After examining her knee--sloppy snow flakes falling all around--I assured the dear girl it was most likely sprained, probably not dislocated as she had feared. She should go inside The Steak Knife and put some ice on it. I explained to the "horn dog tag team" how to grasp wrists form a "fireman's basket" by grasping their wrists together, so they could both carry her safely to a vehicle. (I think it's called a "fireman's basket." In any case, I learned it from my little Boy Scout handbook)
One of the young men had an impatient, knowing grin.
"Don't smirk at me," I snapped at him. "Your friend is injured. Fun time is over. That knee is going to swell up like a melon tomorrow. You need to get her some help."
He got serious. He said he would take care of it.

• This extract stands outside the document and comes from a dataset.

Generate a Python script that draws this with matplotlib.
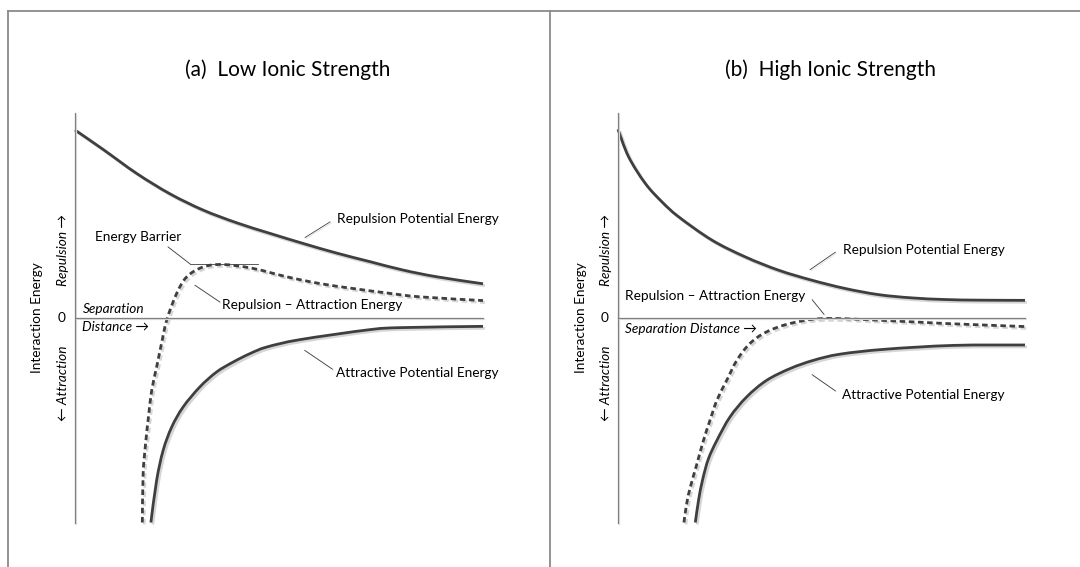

I bit my tongue to avoid saying, "Try not to date rape her while you ice the knee." It would have been an unfair remark and, more importantly, would have aggravated the situation. He was, after all, at least trying to help her.
Outside "The Library" Bar and Grill, I almost called 911 on two different confrontations both getting set to boil into fistfights. In both cases, weak-wristed little blows were thrown without making contact, and drunken young men faced off at long distances, shouting taunts, while friends with more sense kept them apart.
Yeah...today I'll write that opinion column about the need to pull "party patrols" out of the University District and drop more cops on the North Side.
Good for "Jane." My hat's off to the both of you.